Two further notes keep you honest. The symmetry G(x, s) = G(s, x) we saw in the example is not a coincidence of the string — it holds whenever the operator is self-adjoint and the boundary conditions are the symmetric Sturm–Liouville kind, and it fails for non-self-adjoint problems, where you must instead work with the operator's adjoint. And the superposition u(x) = integral of G(x, s) f(s) ds is exactly what the [[variation-of-parameters|variation of parameters]] method produces by a different route; the Green's function is, in effect, variation of parameters with the integration limits arranged to bake in the boundary conditions from the start, so the answer needs no further adjustment.
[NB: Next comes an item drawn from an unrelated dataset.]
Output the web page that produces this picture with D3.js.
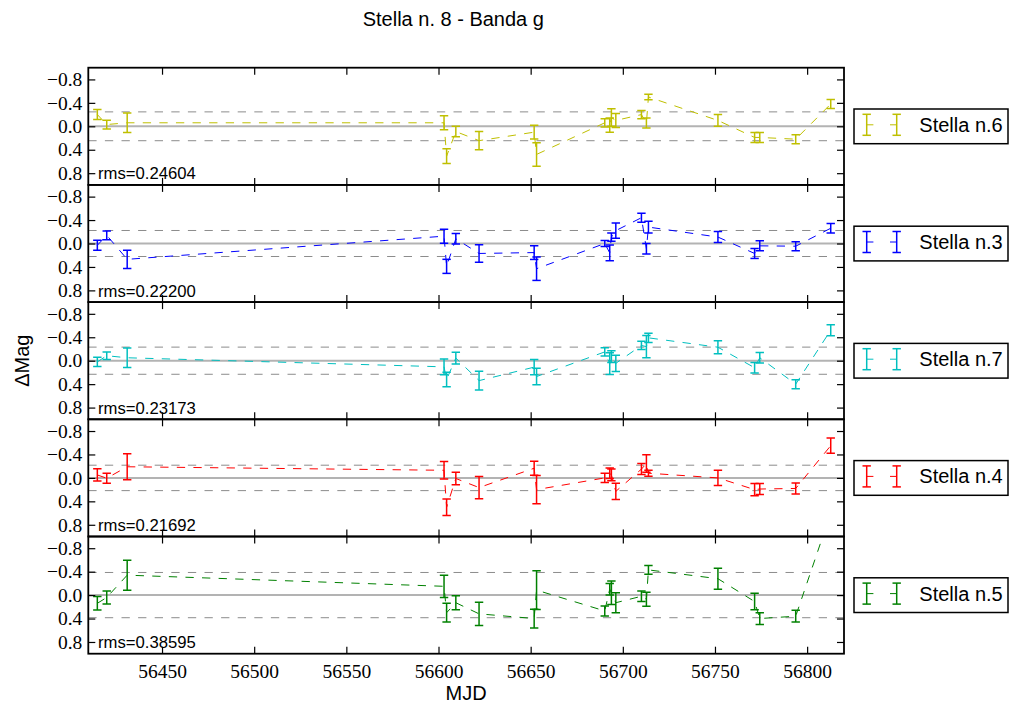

Step back and see what you now hold. A Green's function is the continuous inverse of a differential operator — the analogue of a matrix inverse — and you can build it by hand from nothing more than the two homogeneous solutions, a continuity match, and that one calculable jump in the derivative. The same construction recurs in every later setting: only the homogeneous solutions and the coefficient p change. The next guides in this rung push it onward — the symmetry and self-adjoint connection made precise, then the eigenfunction expansion that rebuilds G as a sum over the very Sturm–Liouville eigenfunctions you met one rung back, and finally the leap to partial differential equations, where the same poke-and-superpose idea answers the heat and wave equations.